As described in a previous Client Alert, on April 14, 2014 the DC Circuit partially invalidated on free speech grounds the portion of the Rule that requires companies to describe certain products in their SEC filings (and on their websites) as "not DRC conflict free." Specifically, the DC Circuit held that the government could not compel companies to label their products with what might be viewed as a negative and morally charged designation.
On April 28, 2014, SEC Commissioners Daniel M. Gallagher and Michael S. Piwowar urged the SEC to stay the Rule in its entirety pending final resolution of the litigation. The Commissioners stated that the First Amendment violations noted by the DC Circuit "permeate all the required disclosures", arguing that a stay would thereby save "compliance costs, and ease the problem of information overload by eliminating special interest disclosures that are immaterial to investment decisions."
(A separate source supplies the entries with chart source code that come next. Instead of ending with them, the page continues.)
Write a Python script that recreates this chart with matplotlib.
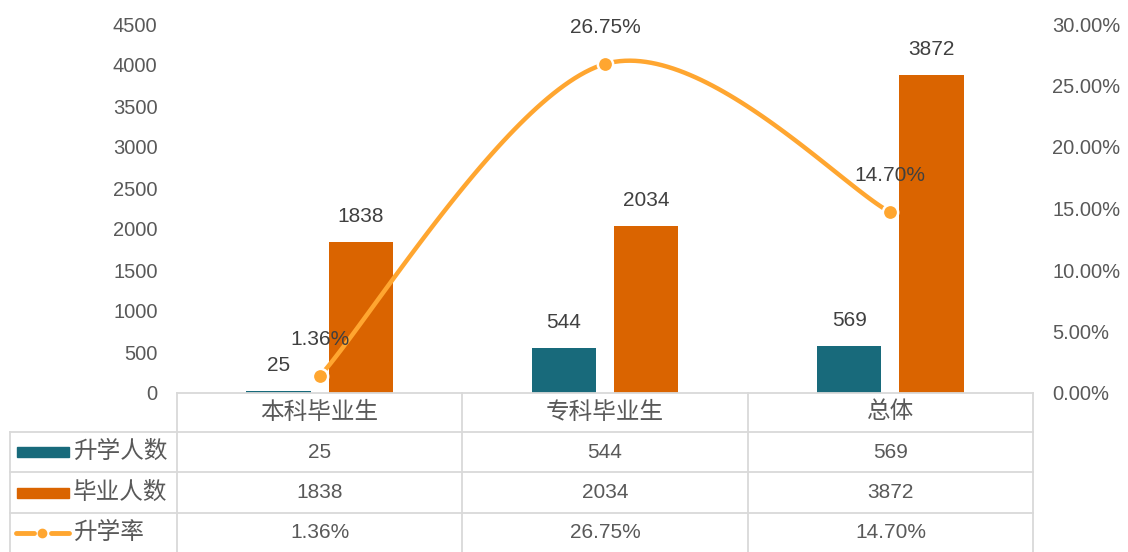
import numpy as np
import matplotlib
matplotlib.use("Agg")
import matplotlib.pyplot as plt
from matplotlib.lines import Line2D
from matplotlib.patches import Rectangle

plt.rcParams['font.family'] = ['Liberation Sans', 'Noto Sans CJK SC', 'DejaVu Sans']

categories = ["本科毕业生", "专科毕业生", "总体"]
enrolled = [25, 544, 569]          # 升学人数
graduates = [1838, 2034, 3872]     # 毕业人数
rate = [1.36, 26.75, 14.70]        # 升学率 (%)
series_names = ["升学人数", "毕业人数", "升学率"]

C_TEAL, C_ORANGE, C_LINE = "#186A7B", "#DA6400", "#FFA630"
C_TICK, C_LABEL, C_GRID = "#595959", "#404040", "#D9D9D9"

W, H = 1128, 552
fig = plt.figure(figsize=(W / 100, H / 100), dpi=100)

def fx(px): return px / W
def fy(py): return 1 - py / H

X0, X1, Y0, Y1 = 177, 1033, 393, 24
ax = fig.add_axes([fx(X0), fy(Y0), fx(X1) - fx(X0), fy(Y1) - fy(Y0)])
ax2 = ax.twinx()

x = np.arange(len(categories))
bw = 0.225
ax.bar(x - 0.144, enrolled, bw, color=C_TEAL)
ax.bar(x + 0.144, graduates, bw, color=C_ORANGE)
for xi, v in zip(x, enrolled):
    ax.text(xi - 0.144, v + 200, f"{v}", ha="center", va="bottom", fontsize=15, color=C_LABEL)
for xi, v in zip(x, graduates):
    ax.text(xi + 0.144, v + 200, f"{v}", ha="center", va="bottom", fontsize=15, color=C_LABEL)

ax.set_xlim(-0.5, 2.5)
ax.set_ylim(0, 4500)
ax.set_yticks(range(0, 4501, 500))
ax2.set_ylim(0, 30)
ax2.set_yticks(range(0, 31, 5))
ax2.set_yticklabels([f"{t:.2f}%" for t in range(0, 31, 5)])
for a in (ax, ax2):
    a.tick_params(length=0, labelsize=14.5, colors=C_TICK, pad=14)
    for s in a.spines.values():
        s.set_visible(False)
ax.set_xticks([])

# smoothed line (bezier through points, Excel-style)
P = np.column_stack([x, rate]).astype(float)
pts = []
for i in range(len(P) - 1):
    p0 = P[i - 1] if i > 0 else P[i]
    p3 = P[i + 2] if i + 2 < len(P) else P[i + 1]
    c1 = P[i] + (P[i + 1] - p0) / 6
    c2 = P[i + 1] - (p3 - P[i]) / 6
    t = np.linspace(0, 1, 60)[:, None]
    seg = ((1 - t) ** 3) * P[i] + 3 * ((1 - t) ** 2) * t * c1 + 3 * (1 - t) * t ** 2 * c2 + t ** 3 * P[i + 1]
    pts.append(seg)
curve = np.vstack(pts)
ax2.plot(curve[:, 0], curve[:, 1], color=C_LINE, lw=3.2, solid_capstyle="round", zorder=3)
ax2.plot(x, rate, "o", ms=11, color=C_LINE, mec="white", mew=1.8, zorder=4)
for xi, v in zip(x, rate):
    ax2.text(xi, v + 2.2, f"{v:.2f}%", ha="center", va="bottom", fontsize=15, color=C_LABEL)

# data table
def hline(py, xa, xb):
    fig.add_artist(Line2D([fx(xa), fx(xb)], [fy(py), fy(py)], color=C_GRID, lw=1.3))
def vline(px, ya, yb):
    fig.add_artist(Line2D([fx(px), fx(px)], [fy(ya), fy(yb)], color=C_GRID, lw=1.3))

cols = [177, 462, 748, 1033]
rows = [393, 432, 472, 513, 552]
hline(393, 177, 1033)
for r in rows[1:4]:
    hline(r, 10, 1033)
for c in cols:
    vline(c, 393, 552)
vline(10, 432, 552)

for j, cat in enumerate(categories):
    cx = (cols[j] + cols[j + 1]) / 2
    fig.text(fx(cx), fy((rows[0] + rows[1]) / 2), cat, ha="center", va="center", fontsize=17, color=C_TICK)
    vals = [f"{enrolled[j]}", f"{graduates[j]}", f"{rate[j]:.2f}%"]
    for k, v in enumerate(vals):
        fig.text(fx(cx), fy((rows[k + 1] + rows[k + 2]) / 2), v, ha="center", va="center",
                 fontsize=15, color=C_TICK)

for k, name in enumerate(series_names):
    cy = (rows[k + 1] + rows[k + 2]) / 2
    fig.text(fx(73), fy(cy), name, ha="left", va="center", fontsize=17, color=C_TICK)
    if k < 2:
        fig.add_artist(Rectangle((fx(17), fy(cy + 5)), fx(69) - fx(17), fy(cy - 5) - fy(cy + 5),
                                 color=[C_TEAL, C_ORANGE][k]))
    else:
        fig.add_artist(Line2D([fx(16), fx(34)], [fy(cy), fy(cy)], color=C_LINE, lw=3.5, solid_capstyle="round"))
        fig.add_artist(Line2D([fx(51), fx(69)], [fy(cy), fy(cy)], color=C_LINE, lw=3.5, solid_capstyle="round"))
        fig.add_artist(Line2D([fx(42)], [fy(cy)], marker="o", ms=6, color=C_LINE))

fig.savefig("out.png", dpi=100)
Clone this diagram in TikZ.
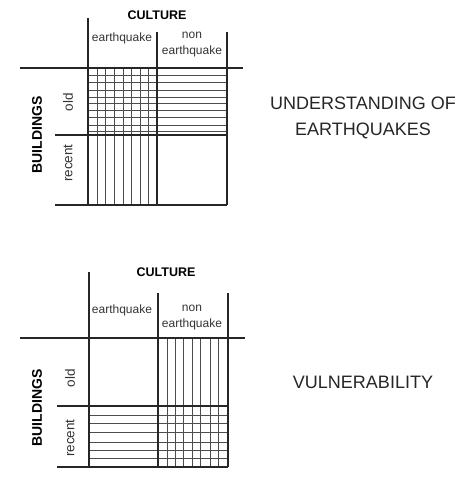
\documentclass[tikz,border=0pt]{standalone}
\usepackage{fontspec}
\setmainfont{Liberation Sans}
\tikzset{
  axis/.style={line width=1.6pt,black!85},
  hatch/.style={line width=0.5pt,black!70},
  head/.style={font=\fontsize{12.5}{12.5}\selectfont\bfseries,inner sep=0pt},
  side/.style={font=\fontsize{14}{14}\selectfont\bfseries,rotate=90,inner sep=0pt},
  cell/.style={font=\fontsize{12}{16}\selectfont,align=center,inner sep=0pt,black!80},
  row/.style={font=\fontsize{13.5}{13.5}\selectfont,rotate=90,inner sep=0pt,black!80},
  result/.style={font=\fontsize{18}{26}\selectfont,align=center,inner sep=0pt,black!85}
}
\begin{document}
\begin{tikzpicture}[x=1pt,y=-1pt]
\useasboundingbox (0,0) rectangle (457,477);
% upper chart
\draw[hatch] (97,68)--(97,205) (105,68)--(105,205) (114,68)--(114,205) (123,68)--(123,205);
\draw[hatch] (131,68)--(131,205) (140,68)--(140,205) (148,68)--(148,205);
\draw[hatch] (88,75)--(227,75) (88,82)--(227,82) (88,90)--(227,90) (88,97)--(227,97) (88,103)--(227,103);
\draw[hatch] (88,110)--(227,110) (88,117)--(227,117) (88,125)--(227,125) (88,131)--(227,131);
\draw[axis] (88,18)--(88,205);
\draw[axis] (157,32)--(157,205);
\draw[axis] (227,32)--(227,205);
\draw[axis] (20,68)--(243,68);
\draw[axis] (55,135)--(227,135);
\draw[axis] (55,205)--(227,205);
\node[head] (culture1) at (157,15) {CULTURE};
\node[cell] (eq1) at (122,38) {earthquake};
\node[cell] (noneq1) at (192,45) {non\\earthquake};
\node[side] (buildings1) at (37,135) {BUILDINGS};
\node[row] (old1) at (68,102) {old};
\node[row] (recent1) at (68,163) {recent};
\node[result] (understanding) at (363,118) {UNDERSTANDING OF\\EARTHQUAKES};
% lower chart
\draw[hatch] (167,338)--(167,467) (175,338)--(175,467) (183,338)--(183,467) (192,338)--(192,467);
\draw[hatch] (200,338)--(200,467) (210,338)--(210,467) (218,338)--(218,467);
\draw[hatch] (89,415)--(228,415) (89,423)--(228,423) (89,432)--(228,432);
\draw[hatch] (89,442)--(228,442) (89,450)--(228,450) (89,458)--(228,458);
\draw[axis] (89,272)--(89,467);
\draw[axis] (158,293)--(158,467);
\draw[axis] (228,293)--(228,467);
\draw[axis] (20,338)--(245,338);
\draw[axis] (57,406)--(228,406);
\draw[axis] (57,467)--(228,467);
\node[head] (culture2) at (166,272) {CULTURE};
\node[cell] (eq2) at (122,310) {earthquake};
\node[cell] (noneq2) at (192,318) {non\\earthquake};
\node[side] (buildings2) at (37,408) {BUILDINGS};
\node[row] (old2) at (70,378) {old};
\node[row] (recent2) at (70,438) {recent};
\node[result] (vulnerability) at (363,382) {VULNERABILITY};
\end{tikzpicture}
\end{document}
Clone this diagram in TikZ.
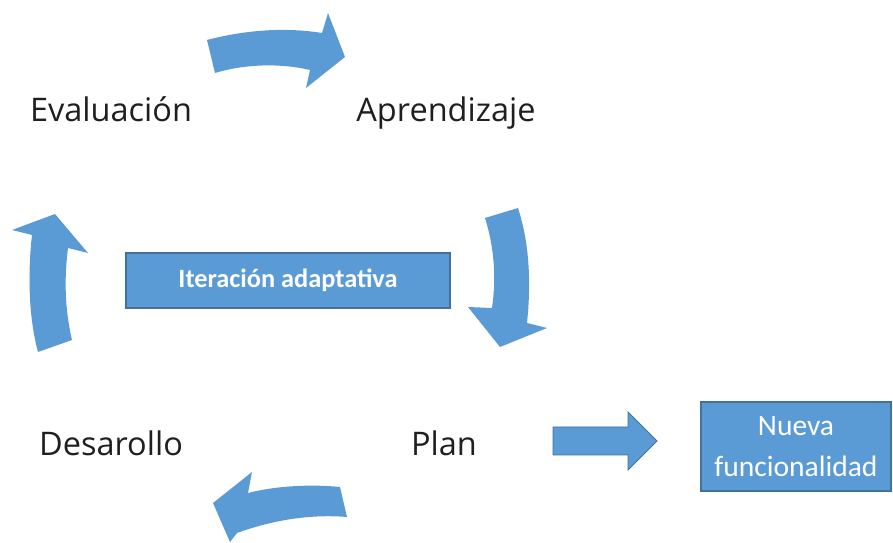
\documentclass[tikz,border=0pt]{standalone}
\usepackage{fontspec}
\setmainfont{Open Sans}
\newfontfamily\boxfont{Carlito}
\usetikzlibrary{positioning}
\definecolor{arrowblue}{HTML}{5B9BD5}
\definecolor{boxline}{HTML}{41719C}

\begin{document}
\begin{tikzpicture}[x=0.02cm,y=-0.02cm,
  cyclelabel/.style={anchor=base,inner sep=0pt,text=black!88,font=\fontsize{18.5}{22}\selectfont},
  bluebox/.style={fill=arrowblue,draw=boxline,line width=0.8pt,text=white,align=center},
  blockarrow/.style={fill=arrowblue}]

\useasboundingbox (0,0) rectangle (893,543);

% stages of the cycle
\node[cyclelabel] (eval) at (111,122) {Evaluación};
\node[cyclelabel] (learn) at (446,122) {Aprendizaje};
\node[cyclelabel] (dev) at (111,456) {Desarollo};
\node[cyclelabel] (plan) at (444,456) {Plan};

% boxes
\node[bluebox,minimum width=6.48cm,minimum height=1.1cm,font=\boxfont\bfseries\fontsize{15}{18}\selectfont] (iter) at (288,280.5) {Iteración adaptativa};
\node[bluebox,minimum width=3.8cm,minimum height=1.78cm,font=\boxfont\fontsize{16.8}{23}\selectfont] (new) at (796,446.5) {Nueva\\funcionalidad};

% curved arrows
\fill[blockarrow] (207,40) .. controls (245,30) and (285,27) .. (322,33) -- (328,13) -- (345,57) -- (306,88) -- (310,70)
  .. controls (280,63) and (245,64) .. (215,73) -- cycle;
\fill[blockarrow] (518,208) .. controls (530,245) and (531,285) .. (527,323) -- (547,328) -- (500,347) -- (468,307) -- (492,308)
  .. controls (496,280) and (495,250) .. (485,218) -- cycle;
\fill[blockarrow] (347,517) .. controls (310,514) and (273,520) .. (237,533) -- (230,542) -- (213,503) -- (252,472) -- (248,493)
  .. controls (275,486) and (310,484) .. (340,487) -- cycle;
\fill[blockarrow] (38,352) .. controls (28,315) and (28,270) .. (32,235) -- (12,230) -- (55,214) -- (88,253) -- (68,248)
  .. controls (64,280) and (65,310) .. (72,340) -- cycle;

% plan to new feature
\filldraw[blockarrow,draw=boxline,line width=0.5pt] (553,427) -- (628,427) -- (628,412) -- (657,441) -- (628,470) -- (628,455) -- (553,455) -- cycle;

\end{tikzpicture}
\end{document}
On April 29, 2014, Keith F. Higgins, Director, SEC Division of Corporation Finance, rejected that argument stating that, subject to any further action that may be taken either by the SEC or a court, the SEC will continue to expect all reports (including the new Form SD) required under the Rule to be submitted by the June 2, 2014 deadline. In light of the DC Circuit's decision however, no company will be required to label its products in specific terms, including "not DRC conflict free," "DRC conflict free" or "DRC conflict undeterminable." For products that would have been found "DRC conflict undeterminable" or "not DRC conflict free," companies should disclose "the facilities used to produce the conflict minerals, the country of origin of the minerals and the efforts to determine the mine or location of origin" as appropriate. Companies that voluntarily elect to describe any of their products as "DRC conflict free" must obtain an independent audit to that effect as otherwise required by the Rule; however, no independent audit is required if no products are voluntarily identified as "DRC conflict free". Therefore, we expect that companies will opt not to specifically characterize their products as "DRC conflict free" in their upcoming Conflict Minerals Reports in order to avoid triggering the obligation to seek an independent audit.